* begin *

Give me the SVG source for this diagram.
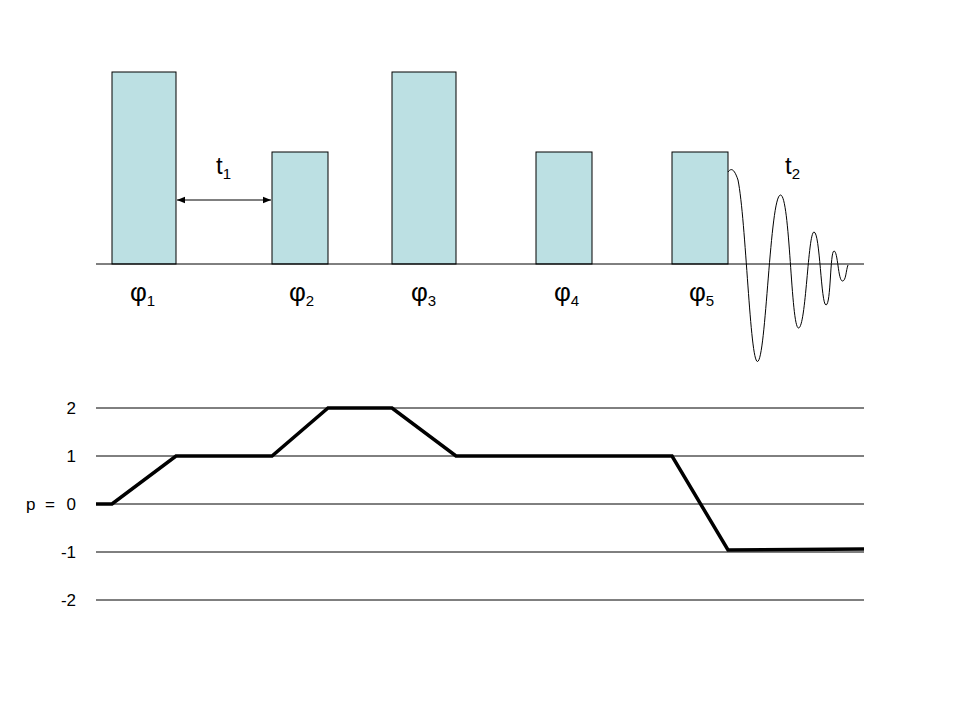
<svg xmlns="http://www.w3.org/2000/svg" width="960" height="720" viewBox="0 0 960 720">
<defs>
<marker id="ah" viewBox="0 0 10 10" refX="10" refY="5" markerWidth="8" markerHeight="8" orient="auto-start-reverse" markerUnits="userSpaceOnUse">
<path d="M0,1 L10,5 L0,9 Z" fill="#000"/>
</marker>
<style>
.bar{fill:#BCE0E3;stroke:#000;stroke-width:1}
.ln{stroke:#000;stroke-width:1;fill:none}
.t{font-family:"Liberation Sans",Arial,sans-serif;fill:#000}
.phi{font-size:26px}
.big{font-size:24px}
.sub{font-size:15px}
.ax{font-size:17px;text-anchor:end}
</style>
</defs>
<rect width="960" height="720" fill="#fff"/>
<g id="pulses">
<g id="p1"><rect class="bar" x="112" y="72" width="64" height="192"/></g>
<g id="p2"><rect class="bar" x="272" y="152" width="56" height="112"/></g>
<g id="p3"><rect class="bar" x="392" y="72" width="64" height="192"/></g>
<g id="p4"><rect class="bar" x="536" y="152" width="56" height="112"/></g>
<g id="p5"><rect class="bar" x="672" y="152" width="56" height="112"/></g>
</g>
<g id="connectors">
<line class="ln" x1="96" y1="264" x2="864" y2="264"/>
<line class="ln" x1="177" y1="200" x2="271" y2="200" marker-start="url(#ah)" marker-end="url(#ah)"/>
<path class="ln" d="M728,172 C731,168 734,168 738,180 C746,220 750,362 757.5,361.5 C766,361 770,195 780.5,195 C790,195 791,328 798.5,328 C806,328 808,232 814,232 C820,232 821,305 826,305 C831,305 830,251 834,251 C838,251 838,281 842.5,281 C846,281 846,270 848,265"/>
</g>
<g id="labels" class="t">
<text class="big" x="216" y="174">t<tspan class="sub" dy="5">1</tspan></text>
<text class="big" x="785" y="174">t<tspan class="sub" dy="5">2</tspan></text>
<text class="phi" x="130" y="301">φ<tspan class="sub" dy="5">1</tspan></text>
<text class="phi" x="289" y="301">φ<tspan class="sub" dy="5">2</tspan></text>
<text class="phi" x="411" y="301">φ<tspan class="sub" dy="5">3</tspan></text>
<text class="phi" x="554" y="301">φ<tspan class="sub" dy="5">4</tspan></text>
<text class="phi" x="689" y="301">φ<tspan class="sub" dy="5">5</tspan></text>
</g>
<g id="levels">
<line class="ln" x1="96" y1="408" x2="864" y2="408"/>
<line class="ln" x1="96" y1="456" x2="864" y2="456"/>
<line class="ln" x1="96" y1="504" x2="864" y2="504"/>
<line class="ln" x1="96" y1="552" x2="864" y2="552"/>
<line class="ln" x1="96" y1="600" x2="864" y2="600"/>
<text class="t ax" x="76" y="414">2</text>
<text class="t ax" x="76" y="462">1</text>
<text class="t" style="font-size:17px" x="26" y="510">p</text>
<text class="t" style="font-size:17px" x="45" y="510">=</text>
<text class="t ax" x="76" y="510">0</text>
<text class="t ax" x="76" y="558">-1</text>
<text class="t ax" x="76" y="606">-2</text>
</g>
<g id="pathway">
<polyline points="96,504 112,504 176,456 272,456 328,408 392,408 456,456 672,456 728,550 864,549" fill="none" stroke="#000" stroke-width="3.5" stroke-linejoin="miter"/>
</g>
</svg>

* end *

Task objective |
Give an exact reproduction of every line, leaving out any picture.

Reply |
Give me the SVG source for this diagram.
<svg xmlns="http://www.w3.org/2000/svg" width="960" height="720" viewBox="0 0 960 720">
<defs>
<marker id="ah" viewBox="0 0 10 10" refX="10" refY="5" markerWidth="8" markerHeight="8" orient="auto-start-reverse" markerUnits="userSpaceOnUse">
<path d="M0,1 L10,5 L0,9 Z" fill="#000"/>
</marker>
<style>
.bar{fill:#BCE0E3;stroke:#000;stroke-width:1}
.ln{stroke:#000;stroke-width:1;fill:none}
.t{font-family:"Liberation Sans",Arial,sans-serif;fill:#000}
.phi{font-size:26px}
.big{font-size:24px}
.sub{font-size:15px}
.ax{font-size:17px;text-anchor:end}
</style>
</defs>
<rect width="960" height="720" fill="#fff"/>
<g id="pulses">
<g id="p1"><rect class="bar" x="112" y="72" width="64" height="192"/></g>
<g id="p2"><rect class="bar" x="272" y="152" width="56" height="112"/></g>
<g id="p3"><rect class="bar" x="392" y="72" width="64" height="192"/></g>
<g id="p4"><rect class="bar" x="536" y="152" width="56" height="112"/></g>
<g id="p5"><rect class="bar" x="672" y="152" width="56" height="112"/></g>
</g>
<g id="connectors">
<line class="ln" x1="96" y1="264" x2="864" y2="264"/>
<line class="ln" x1="177" y1="200" x2="271" y2="200" marker-start="url(#ah)" marker-end="url(#ah)"/>
<path class="ln" d="M728,172 C731,168 734,168 738,180 C746,220 750,362 757.5,361.5 C766,361 770,195 780.5,195 C790,195 791,328 798.5,328 C806,328 808,232 814,232 C820,232 821,305 826,305 C831,305 830,251 834,251 C838,251 838,281 842.5,281 C846,281 846,270 848,265"/>
</g>
<g id="labels" class="t">
<text class="big" x="216" y="174">t<tspan class="sub" dy="5">1</tspan></text>
<text class="big" x="785" y="174">t<tspan class="sub" dy="5">2</tspan></text>
<text class="phi" x="130" y="301">φ<tspan class="sub" dy="5">1</tspan></text>
<text class="phi" x="289" y="301">φ<tspan class="sub" dy="5">2</tspan></text>
<text class="phi" x="411" y="301">φ<tspan class="sub" dy="5">3</tspan></text>
<text class="phi" x="554" y="301">φ<tspan class="sub" dy="5">4</tspan></text>
<text class="phi" x="689" y="301">φ<tspan class="sub" dy="5">5</tspan></text>
</g>
<g id="levels">
<line class="ln" x1="96" y1="408" x2="864" y2="408"/>
<line class="ln" x1="96" y1="456" x2="864" y2="456"/>
<line class="ln" x1="96" y1="504" x2="864" y2="504"/>
<line class="ln" x1="96" y1="552" x2="864" y2="552"/>
<line class="ln" x1="96" y1="600" x2="864" y2="600"/>
<text class="t ax" x="76" y="414">2</text>
<text class="t ax" x="76" y="462">1</text>
<text class="t" style="font-size:17px" x="26" y="510">p</text>
<text class="t" style="font-size:17px" x="45" y="510">=</text>
<text class="t ax" x="76" y="510">0</text>
<text class="t ax" x="76" y="558">-1</text>
<text class="t ax" x="76" y="606">-2</text>
</g>
<g id="pathway">
<polyline points="96,504 112,504 176,456 272,456 328,408 392,408 456,456 672,456 728,550 864,549" fill="none" stroke="#000" stroke-width="3.5" stroke-linejoin="miter"/>
</g>
</svg>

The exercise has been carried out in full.